“I got the crap kicked out of me in two games,’’ said Wood, laughing at the memory. “The first game didn’t go well. And then I said [to manager Chuck Tanner], ‘Hey, I’ll take the ball for the second game.’ And that one didn’t go well either.’’
Nowadays, Wood doesn’t make it to Fenway but still follows the game on TV, usually from the comfort of his porch. And though his glimpses of the National League are few, he likes what he’s seen of Dickey on TV. They are kindred spirits in a sense, given that both hurlers toiled unsuccessfully for years and then turned to the knuckler as a last resort.

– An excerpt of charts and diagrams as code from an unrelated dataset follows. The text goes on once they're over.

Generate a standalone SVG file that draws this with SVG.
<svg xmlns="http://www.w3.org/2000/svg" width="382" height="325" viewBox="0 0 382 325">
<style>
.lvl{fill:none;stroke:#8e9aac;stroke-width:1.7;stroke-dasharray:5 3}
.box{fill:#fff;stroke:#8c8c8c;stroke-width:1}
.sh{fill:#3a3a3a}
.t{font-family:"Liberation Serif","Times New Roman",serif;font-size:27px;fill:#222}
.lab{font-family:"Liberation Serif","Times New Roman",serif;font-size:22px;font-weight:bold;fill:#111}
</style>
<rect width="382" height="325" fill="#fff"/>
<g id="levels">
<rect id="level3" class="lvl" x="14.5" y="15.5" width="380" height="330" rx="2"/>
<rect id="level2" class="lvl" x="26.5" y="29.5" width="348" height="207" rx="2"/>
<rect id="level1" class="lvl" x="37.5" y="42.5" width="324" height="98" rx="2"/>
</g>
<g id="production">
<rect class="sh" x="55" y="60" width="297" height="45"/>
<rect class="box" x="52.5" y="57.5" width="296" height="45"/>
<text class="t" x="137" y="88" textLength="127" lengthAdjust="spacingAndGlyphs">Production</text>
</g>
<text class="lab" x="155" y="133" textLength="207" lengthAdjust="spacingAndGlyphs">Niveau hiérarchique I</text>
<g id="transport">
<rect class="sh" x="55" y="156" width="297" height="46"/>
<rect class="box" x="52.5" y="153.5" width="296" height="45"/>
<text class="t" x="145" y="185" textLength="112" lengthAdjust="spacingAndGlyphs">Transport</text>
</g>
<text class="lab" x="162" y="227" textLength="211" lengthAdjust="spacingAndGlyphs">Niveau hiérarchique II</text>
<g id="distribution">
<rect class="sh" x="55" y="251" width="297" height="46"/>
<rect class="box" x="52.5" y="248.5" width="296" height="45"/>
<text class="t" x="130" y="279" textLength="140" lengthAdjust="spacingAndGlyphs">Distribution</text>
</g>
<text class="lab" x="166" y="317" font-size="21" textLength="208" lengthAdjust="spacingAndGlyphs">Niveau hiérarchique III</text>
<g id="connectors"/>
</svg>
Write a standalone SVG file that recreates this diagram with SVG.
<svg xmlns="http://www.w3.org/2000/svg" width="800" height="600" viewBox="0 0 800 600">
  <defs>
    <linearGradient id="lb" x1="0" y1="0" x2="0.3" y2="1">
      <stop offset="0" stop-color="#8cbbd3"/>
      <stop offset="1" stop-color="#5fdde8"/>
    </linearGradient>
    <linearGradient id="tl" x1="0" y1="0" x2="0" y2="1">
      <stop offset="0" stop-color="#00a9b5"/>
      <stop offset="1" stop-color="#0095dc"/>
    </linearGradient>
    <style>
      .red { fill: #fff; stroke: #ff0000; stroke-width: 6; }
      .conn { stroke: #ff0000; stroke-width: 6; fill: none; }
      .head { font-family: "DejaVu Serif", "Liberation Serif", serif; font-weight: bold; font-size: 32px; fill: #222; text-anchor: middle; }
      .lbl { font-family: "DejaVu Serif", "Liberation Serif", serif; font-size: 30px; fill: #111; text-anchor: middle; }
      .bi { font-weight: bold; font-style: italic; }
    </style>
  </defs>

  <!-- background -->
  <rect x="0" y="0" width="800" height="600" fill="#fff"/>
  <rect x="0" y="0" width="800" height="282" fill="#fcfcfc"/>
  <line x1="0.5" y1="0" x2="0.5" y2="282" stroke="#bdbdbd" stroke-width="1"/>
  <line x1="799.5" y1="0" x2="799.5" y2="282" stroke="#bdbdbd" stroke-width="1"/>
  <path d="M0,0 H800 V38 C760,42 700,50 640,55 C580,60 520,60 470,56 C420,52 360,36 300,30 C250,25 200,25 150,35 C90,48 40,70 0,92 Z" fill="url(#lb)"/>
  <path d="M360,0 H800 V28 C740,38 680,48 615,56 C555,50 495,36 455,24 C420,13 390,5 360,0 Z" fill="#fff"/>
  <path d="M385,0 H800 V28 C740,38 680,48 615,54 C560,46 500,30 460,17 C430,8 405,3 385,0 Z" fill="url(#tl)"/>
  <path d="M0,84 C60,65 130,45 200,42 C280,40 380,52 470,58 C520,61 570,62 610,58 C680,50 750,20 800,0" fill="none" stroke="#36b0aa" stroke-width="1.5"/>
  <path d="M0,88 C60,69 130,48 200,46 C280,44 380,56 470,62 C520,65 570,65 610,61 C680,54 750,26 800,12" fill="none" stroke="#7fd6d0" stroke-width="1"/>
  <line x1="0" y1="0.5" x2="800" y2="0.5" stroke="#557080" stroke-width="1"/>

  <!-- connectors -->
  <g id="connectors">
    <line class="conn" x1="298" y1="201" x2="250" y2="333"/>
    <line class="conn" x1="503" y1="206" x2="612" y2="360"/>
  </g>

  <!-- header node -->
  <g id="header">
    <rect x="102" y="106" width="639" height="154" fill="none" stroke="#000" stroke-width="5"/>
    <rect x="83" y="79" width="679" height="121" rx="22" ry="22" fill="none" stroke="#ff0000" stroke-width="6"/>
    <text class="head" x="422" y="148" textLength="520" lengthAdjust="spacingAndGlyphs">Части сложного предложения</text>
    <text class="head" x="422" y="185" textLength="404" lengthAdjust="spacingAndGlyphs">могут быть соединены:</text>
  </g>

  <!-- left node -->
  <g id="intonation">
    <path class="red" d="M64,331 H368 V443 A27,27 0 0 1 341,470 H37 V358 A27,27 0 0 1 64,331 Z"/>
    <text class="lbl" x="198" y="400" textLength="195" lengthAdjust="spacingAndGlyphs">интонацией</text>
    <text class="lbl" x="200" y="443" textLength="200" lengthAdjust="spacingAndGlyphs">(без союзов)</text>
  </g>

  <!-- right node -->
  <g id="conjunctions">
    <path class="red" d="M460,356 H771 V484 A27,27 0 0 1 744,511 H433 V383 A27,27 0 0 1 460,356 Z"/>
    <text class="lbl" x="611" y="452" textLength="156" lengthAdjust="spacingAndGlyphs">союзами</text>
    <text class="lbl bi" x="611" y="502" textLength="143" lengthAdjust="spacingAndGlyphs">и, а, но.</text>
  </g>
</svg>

“Pretty simple why I did it,’’ mused Wood, tutored by Wilhelm on the pitch upon arriving in Chicago. “My fastball was about 3 feet too short.’’
It’s a common story line among knuckleballers, including Wakefield. When they sense their careers are stalled or dead-ended, they place thumb, index, and middle fingers across the ball, dial down slightly on their arm strength, then send the ball toward home plate with as little rotation as possible.

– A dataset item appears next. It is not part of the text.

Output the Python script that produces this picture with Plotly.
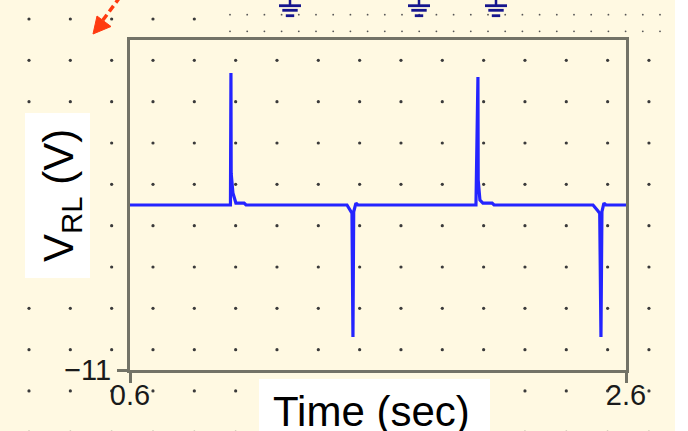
import numpy as np
import plotly.graph_objects as go

# ---- data ----
time_s = [0.6, 1.005, 1.007, 1.008, 1.015, 1.027, 1.06, 1.068,
          1.475, 1.491, 1.495, 1.499, 1.502, 1.511, 1.519,
          1.995, 2.003, 2.004, 2.011, 2.023, 2.06, 2.068,
          2.467, 2.487, 2.494, 2.499, 2.503, 2.511, 2.519, 2.6]
v_rl = [0, 0, 8.8, 2.1, 0.8, 0.13, 0.13, 0,
        0, -0.4, -0.55, -8.8, -0.45, 0.13, 0,
        0, 8.53, 1.67, 0.33, 0.13, 0.13, 0,
        0, -0.4, -0.55, -8.8, -0.45, 0.13, 0, 0]
x_tick_vals = [0.6, 2.6]
x_tick_text = ["0.6", "2.6"]
y_tick_vals = [-11]
y_tick_text = ["\u221211"]
y_range = [-11, 11]
x_title = "Time (sec)"
y_title = "V<sub>RL</sub> (V)"

# ---- styling / geometry ----
W, H = 688, 431
CREAM = "#FFF9E2"
AXIS_C = "#737367"
BLUE = "#2424FF"
NAVY = "#16168e"
FONT = "Liberation Sans, Arial, sans-serif"
PL, PR, PT, PB = 130, 626, 40, 370  # plot box in pixels

fig = go.Figure()

# background dot pattern (pixel subplot)
gx = 29 + 41.33 * np.arange(16)
gy = 19 + 41.33 * np.arange(11)
dx, dy = [], []
for yy in gy:
    for xx in gx:
        if yy < 40 and xx > 215:
            continue
        dx.append(xx)
        dy.append(yy)
fig.add_trace(go.Scatter(x=dx, y=dy, mode="markers", xaxis="x", yaxis="y",
                         marker=dict(size=3.2, color="#3a3a3a"),
                         hoverinfo="skip", showlegend=False))
sx = 230 + 17.2 * np.arange(26)
sdx, sdy = [], []
for yy in (14.7, 31.3):
    for xx in sx:
        sdx.append(xx)
        sdy.append(yy)
fig.add_trace(go.Scatter(x=sdx, y=sdy, mode="markers", xaxis="x", yaxis="y",
                         marker=dict(size=1.8, color="#555555"),
                         hoverinfo="skip", showlegend=False))

# the signal
fig.add_trace(go.Scatter(x=time_s, y=v_rl, mode="lines", xaxis="x2", yaxis="y2",
                         line=dict(color=BLUE, width=3.2),
                         hoverinfo="skip", showlegend=False))

shapes = []
# white strip at right edge
shapes.append(dict(type="rect", xref="x", yref="y", x0=675, x1=690, y0=-2, y1=433,
                   fillcolor="white", line=dict(width=0), layer="above"))
# white label boxes
shapes.append(dict(type="rect", xref="x", yref="y", x0=25, x1=90, y0=113, y1=278,
                   fillcolor="white", line=dict(width=0), layer="above"))
shapes.append(dict(type="rect", xref="x", yref="y", x0=259, x1=490, y0=379, y1=433,
                   fillcolor="white", line=dict(width=0), layer="above"))
# ground symbols
for cx in (290, 419, 496):
    shapes.append(dict(type="line", xref="x", yref="y", x0=cx, x1=cx, y0=-2, y1=5.7,
                       line=dict(color=NAVY, width=2.5)))
    for yy, hw in ((5.7, 11), (10.3, 7.7), (15.7, 4.2)):
        shapes.append(dict(type="line", xref="x", yref="y", x0=cx - hw, x1=cx + hw,
                           y0=yy, y1=yy, line=dict(color=NAVY, width=2.8)))
# orange dashed arrow
shapes.append(dict(type="line", xref="x", yref="y", x0=120, y0=-3, x1=100, y1=24,
                   line=dict(color="#ff3a10", width=3.5, dash="7px,4px")))
shapes.append(dict(type="path", xref="x", yref="y",
                   path="M 93,34 L 111,26.5 L 97,16 Z",
                   fillcolor="#ff3a10", line=dict(color="#ff3a10", width=1)))

annotations = [
    dict(xref="x", yref="y", x=61, y=196, text=y_title, textangle=-90,
         showarrow=False, xanchor="center", yanchor="middle",
         font=dict(family=FONT, size=42, color="black")),
    dict(xref="x", yref="y", x=371, y=411, text=x_title,
         showarrow=False, xanchor="center", yanchor="middle",
         font=dict(family=FONT, size=42, color="black")),
]

fig.update_layout(
    width=W, height=H, autosize=False,
    margin=dict(l=0, r=0, t=0, b=0, pad=0, autoexpand=False),
    paper_bgcolor=CREAM, plot_bgcolor="rgba(0,0,0,0)",
    showlegend=False,
    shapes=shapes, annotations=annotations,
    xaxis=dict(domain=[0, 1], range=[0, W], visible=False, fixedrange=True,
               automargin=False),
    yaxis=dict(domain=[0, 1], range=[H, 0], visible=False, fixedrange=True,
               automargin=False),
    xaxis2=dict(domain=[PL / W, PR / W], range=[x_tick_vals[0], x_tick_vals[-1]],
                anchor="y2", showline=True, mirror=True, linecolor=AXIS_C, linewidth=3,
                showgrid=False, zeroline=False, automargin=False,
                tickmode="array", tickvals=x_tick_vals, ticktext=x_tick_text,
                ticks="outside", ticklen=10, tickwidth=3, tickcolor=AXIS_C,
                ticklabelstandoff=-13,
                tickfont=dict(family=FONT, size=29, color="#1a1a1a")),
    yaxis2=dict(domain=[1 - PB / H, 1 - PT / H], range=y_range,
                anchor="x2", showline=True, mirror=True, linecolor=AXIS_C, linewidth=3,
                showgrid=False, zeroline=False, automargin=False,
                tickmode="array", tickvals=y_tick_vals, ticktext=y_tick_text,
                ticks="outside", ticklen=10, tickwidth=3, tickcolor=AXIS_C,
                tickfont=dict(family=FONT, size=29, color="#1a1a1a")),
)

fig.write_html("out.html", config={"displayModeBar": False},
               post_script="document.body.style.margin='0';document.body.style.overflow='hidden';")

The quieter the ball, the bigger its dance across the 60 feet to the batter. For that stretch in the 1970s, every park in the American League was Wood’s ballroom.
“Hey, I’d like to see more of ’em come up,’’ said Wood, noting that there remain some major league teams that refuse to encourage or include knuckleballers on their staffs. “But you know, if it wasn’t for Dickey, who else is throwing it?’’
It’s 2012, and R.A. Dickey has given baseball a lesson, one that Wilbur Wood taught a long time ago. No one paid enough attention back then. In these high-tech times, maybe now someone will give the ol’ knuckler a closer look.